Solidão de celular
Meu smartphone quebrou, atendendo a um desejo secreto deste velho cidadão analógico, remanescente da arcaica era dos sinais elétricos contínuos. Um citadino inadaptado para a vivência na realidade dos sinais digitais, secretamente hostil aos valores traduzidos por código binário. O fato é que meu celular entrou em desarranjo. O elemento sem o apoio da linguagem da máquina, desprovido de celular, é um zumbi sem alma do código binário. Dependência digital tem até nome: nomofobia. Virou a cachaça moderna, a droga que causa estranha dependência. Sem estar conectado ao celular, o elemento apresenta sinais de delírio, isolamento e insânia. Inclui insônia. A tecnologia arrastou a criatura moderna para a compulsão de um bêbado, um “noia” eletrônico obcecado pela dependência digital.
No meu caso, este humilde, raro e maravilhoso homem do século vinte, voltei à cadernetinha de endereços e contatos, enquanto rondava pelas lojinhas de técnicos de celular à procura de uma peça raríssima para meu aparelho ainda mais insólito. Trata-se de uma geringonça criada por uma empresa indiana, muito simples e vagabundo, mas barato. E o que é barato neste mundo da exploração globalizada não se cria. Enfim, ninguém capaz de salvar meu telefone móvel. Sem condições de me manter conectado no vazio da internet móvel, voltei à leitura de livros físicos, hábito que já estava fora da rotina. O problema do celular seguia aberto e quase insolúvel. Comprar um novo estava fora do orçamento. É assombroso, mas eu tenho outras prioridades de consumo. Milho moído, por exemplo. O famoso fubá. Sou do estranho tipo que prefere comer cuscuz a usar o celular. Conscientemente ou não, andei perambulando pelas ruas do centro à procura de um orelhão que casasse com minha cadernetinha de anotações de telefones, contatos antigos não mais permitidos pela nova narrativa da comunicação humana. Deu-me angústia de ter sido uma pessoa do tempo dos orelhões e até do telefone de veio. Não confundir com “telefone de velho”. Sim, eu fui operador em uma central telefônica na estrada de ferro, cujos sinais elétricos eram gerados por uma manivela.

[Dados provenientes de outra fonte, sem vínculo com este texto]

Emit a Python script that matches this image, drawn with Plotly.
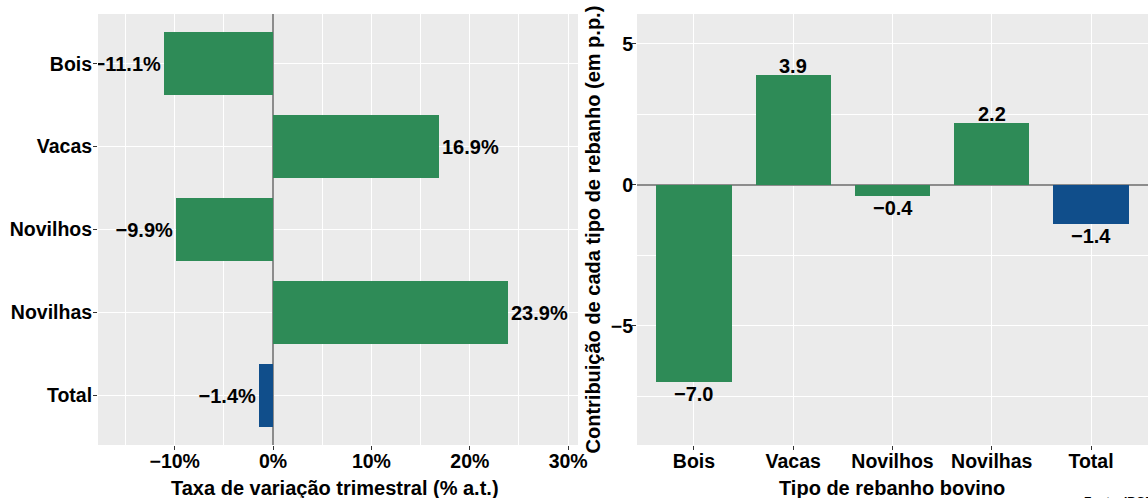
import plotly.graph_objects as go

# ---- data ----
categories = ["Bois", "Vacas", "Novilhos", "Novilhas", "Total"]
taxa_variacao = [-11.1, 16.9, -9.9, 23.9, -1.4]          # % a.t.
contribuicao = [-7.0, 3.9, -0.4, 2.2, -1.4]              # p.p.
bar_colors = ["#2E8B57", "#2E8B57", "#2E8B57", "#2E8B57", "#104E8B"]
x1_ticks = [-10, 0, 10, 20, 30]
x1_ticklabels = ["\u221210%", "0%", "10%", "20%", "30%"]
y2_ticks = [-5, 0, 5]
y2_ticklabels = ["\u22125", "0", "5"]


def fmt(v, suffix=""):
    s = f"{v:.1f}{suffix}"
    return s.replace("-", "\u2212")


W, H = 1148, 498
ML, MR, MT, MB = 0, 0, 14, 53
PW = W - ML - MR

FONT = "Liberation Sans"
BG = "#EBEBEB"
lblfont = dict(family=FONT, size=20, color="black", weight="bold")

fig = go.Figure()

fig.add_trace(go.Bar(
    y=categories, x=taxa_variacao, orientation="h",
    marker=dict(color=bar_colors, line=dict(width=0)),
    width=0.76,
    text=[fmt(v, "%") for v in taxa_variacao],
    textposition="outside", cliponaxis=True,
    textfont=lblfont,
    xaxis="x", yaxis="y", showlegend=False, hoverinfo="skip",
))

fig.add_trace(go.Bar(
    x=categories, y=contribuicao,
    marker=dict(color=bar_colors, line=dict(width=0)),
    width=0.76,
    xaxis="x2", yaxis="y2", showlegend=False, hoverinfo="skip",
))

tickfont = dict(family=FONT, size=19.5, color="black", weight="bold")
common = dict(
    showline=False, ticks="outside", ticklen=4, tickwidth=1, tickcolor="#333333",
    tickfont=tickfont, gridcolor="white", gridwidth=1.3,
)

annotations = [
    dict(text="Taxa de variação trimestral (% a.t.)", xref="paper", yref="paper",
         x=(335 - ML) / PW, y=-(488 - 445) / 431, xanchor="center", yanchor="middle",
         showarrow=False, font=lblfont),
    dict(text="Tipo de rebanho bovino", xref="paper", yref="paper",
         x=(892 - ML) / PW, y=-(488 - 445) / 431, xanchor="center", yanchor="middle",
         showarrow=False, font=lblfont),
    dict(text="Contribuição de cada tipo de rebanho (em p.p.)", xref="paper", yref="paper",
         x=(592 - ML) / PW, y=0.5, xanchor="center", yanchor="middle", textangle=-90,
         showarrow=False, font=lblfont),
    dict(text="Fonte: IBGE", xref="paper", yref="paper",
         x=(1082 - ML) / PW, y=-(493 - 445) / 431, xanchor="left", yanchor="top",
         showarrow=False, font=dict(family=FONT, size=12, color="black", weight="bold")),
]
for cat, v in zip(categories, contribuicao):
    annotations.append(dict(
        text=fmt(v), xref="x2", yref="y2", x=cat, y=v,
        xanchor="center", yanchor="middle", yshift=(9 if v >= 0 else -12),
        showarrow=False, font=lblfont,
    ))

fig.update_layout(
    width=W, height=H, autosize=False,
    margin=dict(l=ML, r=MR, t=MT, b=MB, autoexpand=False),
    paper_bgcolor="white", plot_bgcolor=BG,
    bargap=0,
    xaxis=dict(
        domain=[98 / PW, 578 / PW], anchor="y",
        range=[-17.8, 31.0], tickvals=x1_ticks, ticktext=x1_ticklabels,
        zeroline=True, zerolinecolor="#8C8C8C", zerolinewidth=1.5,
        minor=dict(dtick=5, tick0=0, showgrid=True, gridcolor="white", gridwidth=0.6),
        ticklabelstandoff=-5,
        **common,
    ),
    yaxis=dict(
        domain=[0, 1], anchor="x",
        type="category", categoryorder="array", categoryarray=categories,
        range=[4.6, -0.6], zeroline=False, ticklabelstandoff=-3,
        **common,
    ),
    xaxis2=dict(
        domain=[637 / PW, 1.0], anchor="y2",
        type="category", categoryorder="array", categoryarray=categories,
        range=[-0.574, 4.574], zeroline=False, ticklabelstandoff=-5,
        **common,
    ),
    yaxis2=dict(
        domain=[0, 1], anchor="x2",
        range=[-9.22, 6.06], tickvals=y2_ticks, ticktext=y2_ticklabels,
        zeroline=True, zerolinecolor="#8C8C8C", zerolinewidth=1.5,
        minor=dict(dtick=2.5, tick0=0, showgrid=True, gridcolor="white", gridwidth=0.6),
        ticklabelstandoff=-5,
        **common,
    ),
    annotations=annotations,
)

fig.write_html("out.html", config={"displayModeBar": False})
with open("out.html", "r", encoding="utf-8") as f:
    html = f.read()
html = html.replace("<head>", "<head><style>html,body{margin:0;padding:0;overflow:hidden}</style>", 1)
with open("out.html", "w", encoding="utf-8") as f:
    f.write(html)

Caiu-me à mão o livro “Alta fidelidade”, do inglês Nick Hornby. Nele pesquei a citação: “Não tenho amigos, e sim pessoas cujos números de telefones eu não perdi”. De modo que quando consegui comprar um celular de segunda mão, transferido o chip, apagaram-se todos os contatos. Relacionamento via eletrônica continuava zero. Vi-me um sujeito sem amigos. Não se salvou nenhum. Onde andas, camarada? Eu te mandei o sinal e não recebeste. Que sinal? O da minha ausência. Fiquei quase uma semana sem ligar e você não notou meu eclipse eletrônico. E você, minha amiga de tão longas e analógicas datas, por que não veio me ver, saber se estou vivo? Que foi que nos aconteceu? Desaprendemos a nos visitar?
Não rola mais segredos de liquidificador, sentença poética de Cazuza. Hoje em dia a gente pode escutar os segredos das pessoas, ditas no celular. Tem um aplicativo chamado Ear Spy que permite ouvir conversas ao redor, utilizando os fones de ouvido de dispositivos iOS e Android. Grava-se conversa de presidente da República, ouve-se segredos de alcova e outras desgraceiras deste mundo da comunicação total e calamitosa. Eu com minhas duas cabeças, uma cabeça analógica e outra digital, vou seguindo meu caminho, desamparado pelas novas e excludentes tecnologias, agarrado como velho náufrago aos cacos das interlocuções obsoletas.
Enfim, comecei a receber ligações dos contatos no celular. À medida que chegam as chamadas, salva-se automaticamente o número. Revitalizou-se minha caixa de contatos. Entre alianças e parcerias, companheirismos e vínculos antigos, aquela conexão afetiva e única que começou nos anos setenta com um bilhetinho “gamado”, como se dizia na época. Enfim, a troca de celular filtrou as amizades. Restaurada, a caixa de contatos ficou com apenas dez por cento dos números anteriores. Só que a tecnologia moderna não sanou aquele velho problema das linhas cruzadas. Ao ligar para um número, uma terceira pessoa diferente atende. Linha cruzada. Liguei para a sessão de “retidão cívica”, atendeu o mestre da velhacaria Valdemar Costa Neto. Ao chamar o número da “tolerância e compaixão cristã”, respondeu o pastor Silas Malafaia. Deve ser algum problema de configuração do celular.